How Do You Solve A Problem Like Masuda?

So, did you come up with any good ideas for Liberty Vanish? Yeah, me neither. It might be one of those tricks that is just a fun visual and you can't do anything that's really going to stick with someone past the momentary shock.

If someone was to force me to use it (which seems pretty unlikely) here's what I'd do with it. 

You may have to modify the gimmick to do what I suggest, but I think it's possible. First I'd make a copy of the gimmicked postcard with the statue vanished. Then I'd print up a bunch of postcards with that as the actual image. Then I'd lop off the bottom 25% of the gimmick (making any necessary adjustments to the gimmick to make this workable). And I'd set the whole thing up out-to-lunch style on top of some other postcards I'll mention below. What we want to do is take advantage of their suspicion of the card by expanding it to suspicion of an entire stack of cards. You'll see.

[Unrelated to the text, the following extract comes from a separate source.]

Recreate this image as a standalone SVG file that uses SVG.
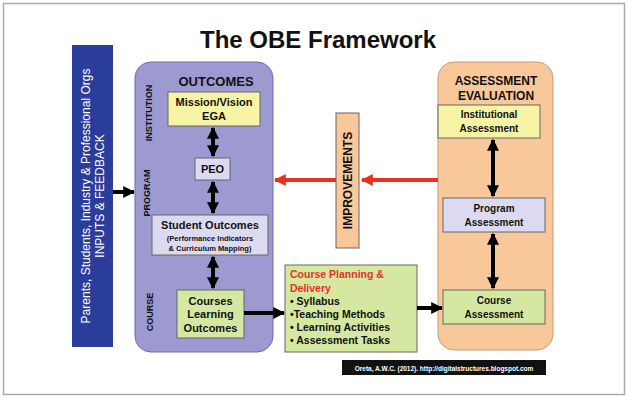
<svg xmlns="http://www.w3.org/2000/svg" width="630" height="400" viewBox="0 0 630 400">
<defs>
<style>
text{font-family:"Liberation Sans",Arial,sans-serif;font-weight:bold;fill:#111}
.bx{stroke:#666;stroke-width:1}
.c{text-anchor:middle}
.blk{stroke:#000;stroke-width:4;fill:none}
.red{stroke:#e8321e;stroke-width:4;fill:none}
</style>
<marker id="ab" viewBox="0 0 10 10" refX="9" refY="5" markerWidth="3" markerHeight="3" orient="auto-start-reverse"><path d="M0,0L10,5L0,10z" fill="#000"/></marker>
<marker id="ar" viewBox="0 0 10 10" refX="9" refY="5" markerWidth="3" markerHeight="3" orient="auto"><path d="M0,0L10,5L0,10z" fill="#e8321e"/></marker>
</defs>
<rect width="630" height="400" fill="#fff"/>
<rect x="3.5" y="3.5" width="621" height="391" fill="none" stroke="#aaa" stroke-width="1.5"/>
<text x="318" y="48" class="c" font-size="24">The OBE Framework</text>

<g id="inputs">
<rect x="72" y="45" width="41" height="302" fill="#2b3d9a"/>
<text transform="translate(90,196) rotate(-90)" class="c" font-size="12" style="fill:#fff;font-weight:normal">Parents, Students, Industry &amp; Professional  Orgs</text>
<text transform="translate(104,196) rotate(-90)" class="c" font-size="12" style="fill:#fff;font-weight:normal">INPUTS &amp; FEEDBACK</text>
</g>

<g id="outcomes">
<rect x="135" y="62" width="138" height="290" rx="16" fill="#9d9ad2" stroke="#6e6aa8"/>
<text x="216" y="86" class="c" font-size="13">OUTCOMES</text>
<text transform="translate(152,113) rotate(-90)" class="c" font-size="9">INSTITUTION</text>
<text transform="translate(150,193) rotate(-90)" class="c" font-size="9">PROGRAM</text>
<text transform="translate(153,312) rotate(-90)" class="c" font-size="9">COURSE</text>
</g>
<g id="mission"><rect x="168" y="92" width="92" height="34" class="bx" fill="#f8f4a6"/>
<text x="214" y="106" class="c" font-size="11">Mission/Vision</text><text x="214" y="120" class="c" font-size="11">EGA</text></g>
<g id="peo"><rect x="195" y="158" width="35" height="22" class="bx" fill="#dcdaf0"/>
<text x="212.5" y="173" class="c" font-size="11">PEO</text></g>
<g id="so"><rect x="152" y="215" width="116" height="40" class="bx" fill="#dcdaf0"/>
<text x="210" y="229" class="c" font-size="11">Student Outcomes</text>
<text x="210" y="241" class="c" font-size="7.5">(Performance Indicators</text>
<text x="210" y="251" class="c" font-size="7.5">&amp; Curriculum Mapping)</text></g>
<g id="clo"><rect x="177" y="290" width="67" height="48" class="bx" fill="#d4e8a2"/>
<text x="210.5" y="305" class="c" font-size="11">Courses</text><text x="210.5" y="318" class="c" font-size="11">Learning</text><text x="210.5" y="332" class="c" font-size="11">Outcomes</text></g>

<g id="improvements"><rect x="336" y="113" width="23" height="135" class="bx" fill="#f8c79a"/>
<text transform="translate(352,180.5) rotate(-90)" class="c" font-size="12">IMPROVEMENTS</text></g>

<g id="assessment">
<rect x="438" y="62" width="115" height="288" rx="16" fill="#f8c79a" stroke="#c89a70"/>
<text x="496" y="85" class="c" font-size="12">ASSESSMENT</text>
<text x="496" y="100" class="c" font-size="12">EVALUATION</text>
</g>
<g id="inst"><rect x="438" y="105" width="102" height="33" class="bx" fill="#f8f4a6"/>
<text x="489" y="118" class="c" font-size="10">Institutional</text><text x="489" y="132" class="c" font-size="10">Assessment</text></g>
<g id="prog"><rect x="443" y="198" width="102" height="34" class="bx" fill="#dcdaf0"/>
<text x="494" y="212" class="c" font-size="10">Program</text><text x="494" y="226" class="c" font-size="10">Assessment</text></g>
<g id="ca"><rect x="443" y="290" width="102" height="34" class="bx" fill="#d4e8a2"/>
<text x="494" y="304" class="c" font-size="10">Course</text><text x="494" y="318" class="c" font-size="10">Assessment</text></g>

<g id="cpd"><rect x="285" y="265" width="132" height="87" class="bx" fill="#d4e8a2"/>
<text x="290" y="278" font-size="10.5" style="fill:#e8321e">Course Planning &amp;</text>
<text x="290" y="292" font-size="10.5" style="fill:#e8321e">Delivery</text>
<text x="290" y="305" font-size="10.5">• Syllabus</text>
<text x="290" y="318" font-size="10.5">•Teaching Methods</text>
<text x="290" y="331" font-size="10.5">• Learning Activities</text>
<text x="290" y="344" font-size="10.5">• Assessment Tasks</text></g>

<g id="connectors">
<line x1="113" y1="192" x2="134" y2="192" class="blk" marker-end="url(#ab)"/>
<line x1="213" y1="128" x2="213" y2="156" class="blk" marker-start="url(#ab)" marker-end="url(#ab)"/>
<line x1="213" y1="182" x2="213" y2="213" class="blk" marker-start="url(#ab)" marker-end="url(#ab)"/>
<line x1="213" y1="257" x2="213" y2="288" class="blk" marker-start="url(#ab)" marker-end="url(#ab)"/>
<line x1="493" y1="140" x2="493" y2="196" class="blk" marker-start="url(#ab)" marker-end="url(#ab)"/>
<line x1="493" y1="234" x2="493" y2="288" class="blk" marker-start="url(#ab)" marker-end="url(#ab)"/>
<line x1="244" y1="313" x2="284" y2="313" class="blk" marker-end="url(#ab)"/>
<line x1="417" y1="308" x2="442" y2="308" class="blk" marker-end="url(#ab)"/>
<line x1="438" y1="180" x2="362" y2="180" class="red" marker-end="url(#ar)"/>
<line x1="336" y1="180" x2="275" y2="180" class="red" marker-end="url(#ar)"/>
</g>
<rect x="342" y="360" width="204" height="15" fill="#111"/>
<text x="444" y="370.5" class="c" font-size="6.5" style="fill:#fff">Oreta, A.W.C. (2012).  http://digitalstructures.blogspot.com</text>
</svg>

So your friend Bob comes over. You say, "Oh, I want to show you something I got at this weird garage sale." You show him a stack of postcards rubber-banded together. You flick through the edges and he briefly sees a bunch of different locales. "Here's the weird thing," you say. You grab a marker and have him put his name or a mark at the bottom of the Statue of Liberty postcard. Then you make the statue vanish. What does he think? He thinks it's a tricky postcard, but more than that, he probably suspects the whole stack. Good. 

You take the rubber-band off and immediately spread through the postcards face down. They all have some cryptic message on the back. "See you soon," (or cryptic-ier words to that effect). You hand him half the postcards and when he looks at the faces he sees that all of them are missing their central figure. A postcard of Egypt with the pyramids gone. A postcard from Brazil where Christ the Redeemer is not on his pedestal. Mt. Rushmore with no faces. (You'd have to make these in photoshop.)

At this point you cull the gimmicked card under the spread of cards you hold. You continue to spread through and once you get to the bottom one (which would apparently have been the postcard he signed) you pull it out of the spread and hand it to him to examine. As he does you ditch the gimmick. Maybe cop it out if it's not too big? I don't know. I mean his attention should be on that signed, altered postcard for at least a few seconds. Then you toss the rest of the cards on the table for him to look through if he wants. 

(I like the fact that you draw suspicion to an entire stack of cards. He might imagine a slit in the top card leading to a hollowed out section in the stack with a little reel type thing that pulls the image back or some other complicated situation like that, but at the end you can just spread the entire stack out and it's just cards.)

On the back of his card it says:

Wish you were here.
Since you're not,
I'll come to you.

"What does that mean?" You ask each other. 

He gets to leave with his signed, permanently altered postcard.

When he gets home he walks into his bedroom and finds his wife buck naked wearing only one of these.

"Give me your tired, your poor, your hard massive cock, yearning to blow its load," she says.

"God Bless America," your friend replies.


There you go. It's doable as along as you can get your friend's wife to play along. If you can't, then get friends that are more fun in your life.

Also, was there a gas leak at the Cafe? In the thread there on this effect there are people complaining that the Statue of Liberty that's provided for you to produce at the end doesn't look like the one you vanish. Uh... no shit, goofballs. It's supposed to be a joke at the end of the trick. "She vanished... and here she reappeared!" There's some real magician-think going on in that thread. "If the plastic Statue of Liberty doesn't look like the real one, then my audience will never believe I made the picture on a postcard disappear and then reappear but now as a two-inch three-dimensional figurine!" I would contend the last thing you'd want to reproduce is something that sort of looks like the real Statue of Liberty but smaller. Your audience will be like... Uhm, do you want me to believe this is the the statue from the picture or... what are you going for here? I think the goofy statue provided by Masuda is much better. If you can't get your friend's wife, I mean.